The efforts and assistance of the five bilaterale donors involved, the United Kingdom, the Netherlands, Sweden, Denmark and Ireland, have been significant and decisive for the develoments and achievements in Afghanistan.


The Afghanistan intervention has been a high priority for these donors, and has presented important new challenges for the provision of international aid. Donors have had to respond to an urgent need for humanitarian and reconstruction assistance under continued conflict conditions while also supporting the reunification of the Afghan nation and the creation of a functioning democratic polity.


After the international military operation and up to mid-2004 Afghanistan received close to Euro 3.2 billion in total of humanitarian, reconstruction and development aid. Of this, 25 % - Euro 791 million, came from five bilateral donors: 


Support to education and the return of refugees and internally displaced persons have had the best results. Aid has been unevenly distributed between regions and communities. The Afghan state is very centralised and democracy, development and security have not reached far beyond the borders of Kabul. Thus, because the agricultural sector has not been prioritised, opium production or renewed labour migration to neighbouring countries remain the only available avenue to survival for many rural Afghans.

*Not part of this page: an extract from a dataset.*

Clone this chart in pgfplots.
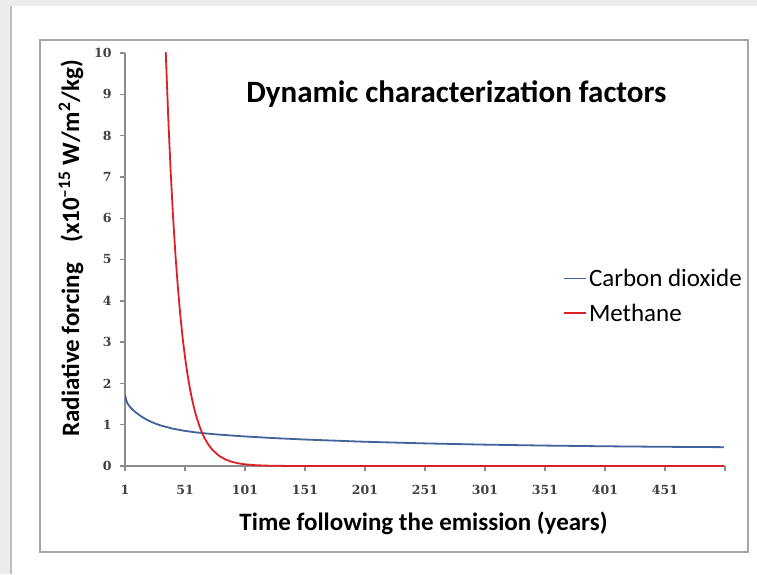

"Women and women's rights, allegedly an important reason for the intervention, have been forgotten and is still quite desperate, especially outside Kabul. Local people claim that more women commit suicide now than during the Taliban. "This is a sign of how desperate the situation is for many women." says Arne Strand.


The donors' support to Afghanistan was not just another humanitarian operation. It was a multi-dimensional intervention combining the objectives of development co-operation with broad foreign and domestic policy objectives, where the donors - of whom some had taken an active part in ousting the old regime - also aimed at supporting Afghanistan's new start through putting into place a new and democratically elected government and market economy.


Bosnia, Kosovo, Cambodia, East Timor and Iraq have seen similar interventions and more are likely to follow. Evidently such interventions have to cope with novel problems, for which ready answers are as yet scarce. The findings of this evaluation on a range of central issues can serve as lessons learnt in the process of developing adequate answers to the new challenges.


The evaluation was carried out by a consortium led by CMI with Copenhagen Development Consulting and German Association of Development Consultants, contracted by Danida's Evaluation Department on behalf of the five donors.